Wednesday, October 03, 2018

The "Glamorous" Girls



These girls were best friends and they had been that way since the first day of class. They spent large parts of their days playing their games of imagination together, usually in an intimate huddle. It's not that they excluded others: on the contrary they were usually open to newcomers, but they were often so wrapped up in their friendship that the rest of us became invisible.

When we were indoors, I tended to find them either in our loft or under our loft, wearing their princess dresses, being movie characters or sisters or mother-and-baby. For the better part of the school year their three and four year old classmates worked around them, too busy with their own activities to take special notice, but as the year progressed they began to draw the attention of their classmates.

There was one girl, a bit younger than our best friends, who regularly announced to me her intention to play with "those princesses." She then moved her body closer, watching the "glamorous" girls intensely, listening to them, but all while maintaining her distance, often going through a process of approaching and retreating in a cautious cycle, but never, from my perspective, really engaging. She was obviously somewhat in awe of the pair and it caused her to flit about near, but not within, their orbit. Later, she would tell me she had been playing with them, providing details she picked up from their conversations and her own observations. I suggested that she might want to put on a princess dress herself, to stand closer, to perhaps even talk with them, but for now that was enough, it seemed, just to be near them.

There was a boy, on the other hand, who has no qualms about actively joining them. His approach, one that is almost always a winner under any circumstances, was to come bearing gifts -- food made from play dough, stuffed animals, artwork. He was also more than willing to take on any role in their game, playing a prince or a daddy or whatever "male" character the girls offered him.

And then there was the group of 4-5 boys who were obviously interested in playing with the girls, but were unwilling or unable to adapt their typically rowdy play to the quieter, more intimate games toward which the girls tended. These guys roamed the classroom, often well-armed with blasters to use on the bad guys, hoses to put out the fires, or whatever. Sometimes they approached our best friends in attack mode, barging into the loft, blasters blasting, insisting that the girls are villains to be subdued. Other times they insisted that the castle was ablaze and they had arrived to save the day. And at other times they came as bandits, bent on stealing something or other from the girls.

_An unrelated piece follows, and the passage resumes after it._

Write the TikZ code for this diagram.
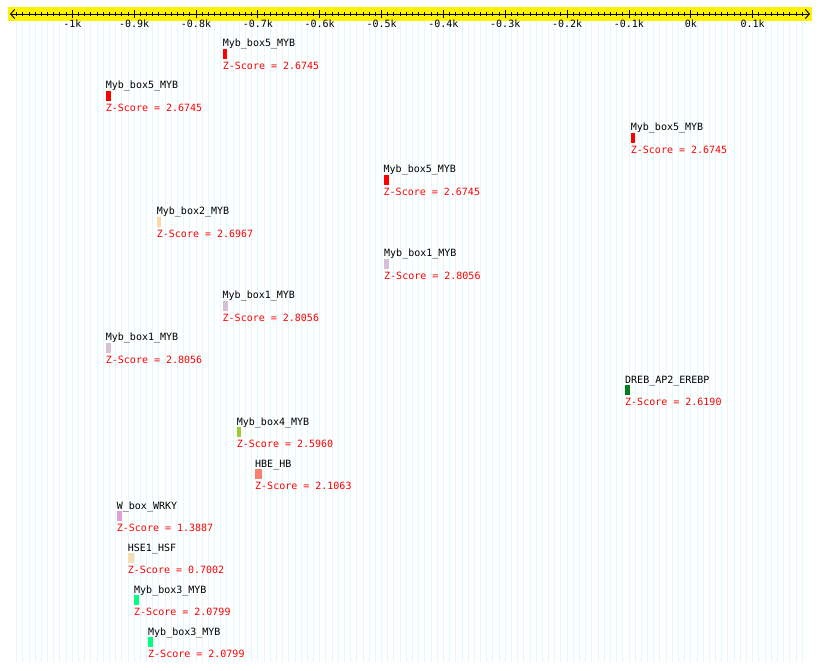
\documentclass[tikz,border=0pt]{standalone}
\usepackage{fontspec}
\newfontfamily\monofont{DejaVu Sans Mono}
\usetikzlibrary{positioning,arrows.meta}
\definecolor{ZRed}{HTML}{FF0000}
\definecolor{BoxFive}{HTML}{FF0000}
\definecolor{BoxTwo}{HTML}{FAD9A8}
\definecolor{BoxOne}{HTML}{D8BFD8}
\definecolor{DrebGreen}{HTML}{007F1F}
\definecolor{BoxFour}{HTML}{9ACD32}
\definecolor{HbeSalmon}{HTML}{FA8072}
\definecolor{WboxPlum}{HTML}{DDA0DD}
\definecolor{HseWheat}{HTML}{F5DEB3}
\definecolor{BoxThree}{HTML}{00FF7F}
\definecolor{GridCyan}{HTML}{DDFAFC}

\begin{document}
\begin{tikzpicture}[x=1pt, y=-1pt,
      lbl/.style={font=\monofont\fontsize{10}{10}\selectfont, inner sep=0pt},
      zsc/.style={lbl, text=ZRed},
      motif/.style={rectangle, inner sep=0pt, minimum height=10pt,
                    anchor=north west},
      grid line/.style={GridCyan, line width=0.9pt},
      ax/.style={{Straight Barb[length=4pt,width=9pt]}-{Straight Barb[length=4pt,width=9pt]}, line width=0.9pt},
    ]
      \fill[white] (0,0) rectangle (820,671);
      \useasboundingbox (0,0) rectangle (820,671);
      % background grid, one line per 10 bp
      \foreach \v in {-109,...,18}
        \draw[grid line] ({690.8+6.185*\v},21) -- ({690.8+6.185*\v},662);
      % ruler
      \fill[yellow] (8,7) rectangle (812,21);
      \coordinate (rs) at (10,14);
      \coordinate (re) at (810,14);
      \draw[ax] (rs) -- (re);
      \foreach \v in {-109,...,18}
        \draw[line width=0.9pt] ({690.8+6.185*\v},12) -- ++(0,4);
      \foreach \v/\t in {-10/-1k, -9/-0.9k, -8/-0.8k, -7/-0.7k, -6/-0.6k,
                         -5/-0.5k, -4/-0.4k, -3/-0.3k, -2/-0.2k, -1/-0.1k,
                         0/0k, 1/0.1k} {
        \draw[line width=0.9pt] ({690.8+61.85*\v},10.5) -- ++(0,8);
        \node[lbl, anchor=base] (t\v) at ({690.8+61.85*\v},28) {\t};
      }
      % motif hits, one row each
      \foreach \x/\w/\c/\lab/\z [count=\i from 0] in {
          222.7/4.3/BoxFive/Myb\_box5\_MYB/2.6745,
          105.7/5.0/BoxFive/Myb\_box5\_MYB/2.6745,
          630.7/3.6/BoxFive/Myb\_box5\_MYB/2.6745,
          383.5/5.0/BoxFive/Myb\_box5\_MYB/2.6745,
          156.7/4.0/BoxTwo/Myb\_box2\_MYB/2.6967,
          384.0/5.0/BoxOne/Myb\_box1\_MYB/2.8056,
          222.5/5.0/BoxOne/Myb\_box1\_MYB/2.8056,
          105.7/5.0/BoxOne/Myb\_box1\_MYB/2.8056,
          625.0/5.0/DrebGreen/DREB\_AP2\_EREBP/2.6190,
          236.7/4.0/BoxFour/Myb\_box4\_MYB/2.5960,
          255.0/6.5/HbeSalmon/HBE\_HB/2.1063,
          116.7/5.0/WboxPlum/W\_box\_WRKY/1.3887,
          127.7/6.3/HseWheat/HSE1\_HSF/0.7002,
          134.0/4.5/BoxThree/Myb\_box3\_MYB/2.0799,
          148.0/4.8/BoxThree/Myb\_box3\_MYB/2.0799} {
        \node[motif, fill=\c, minimum width=\w] (mb\i) at (\x,49+42*\i) {};
        \node[lbl, above=2pt of mb\i.north west, anchor=base west] (tf\i) {\lab};
        \node[zsc, below=10pt of mb\i.south west, anchor=base west] (zs\i)
              {Z-Score = \z};
      }
    \end{tikzpicture}
\end{document}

I should mention that both of these girls had older brothers. They were hardly intimidated by this band. Nevertheless, when the pattern first emerged, I didn't think it was fair that the boys could interrupt, scuttle, or otherwise intrude upon the girls' games, and it seemed to me that this was their sole object, to make pests of themselves. I found myself attempting to help the girls defend themselves, reminding them that they could just tell the boys to "stop," while also reminding the boys that if someone said "stop" that they had all agreed to stop.

We talk a lot in class about listening to one another's words and watching one another's faces. I frequently noted, aloud, that the girl's faces "look angry." At least that's how they looked to me, although I had been a bit frustrated that they hadn't always used the word "stop," which is a more effective technique that just scowling, and instead had been responding to the boys by wielding their "frozen powers" at them, or otherwise "fighting" back, creating these loud, intense stand-offs in which everyone was shooting everyone.

I should also note that the best friends rarely complained about the boys' interloping: my adult intervention had been largely upon my own initiative. One day, the girls were playing "Petco" in the loft, each pretending to be puppies. I heard the boys proclaiming, "We have to get the bad guys!" as they approached from across the room, all carrying old cell phones and remote controls as weapons, so I moved closer to the loft which was indeed their destination. They pounded up the stairs, shouting, "Bad guys!" then took aim at the puppies. The puppies rose up on their hind legs causing the boys to stop on the top step, not daring to come closer. I was about to point out the "angry" expressions on the girl's faces, and to suggest that they could say "stop," when I decided to say nothing, which is almost always the best approach.

As the boys fired their blasters, the puppies began to defend themselves by barking. It was only then that I realized I was wrong. The girls weren't angry: those expressions were intended to look fierce. They were pretending, just as they had previously been pretending to take a nap. And the boys, rather than ruining the game, were creating a dramatic moment in the story they were all playing together. And in that moment, I understood why the girls so rarely said "stop" to these boys: it was fun!

After a few minutes, the boys, laughing with one another, retreated and our best friends decided it was time for some lunch. And I walked away feeling like a jerk for having been so dense, wondering how many other fun moments I'd scuttled because I thought I knew it all.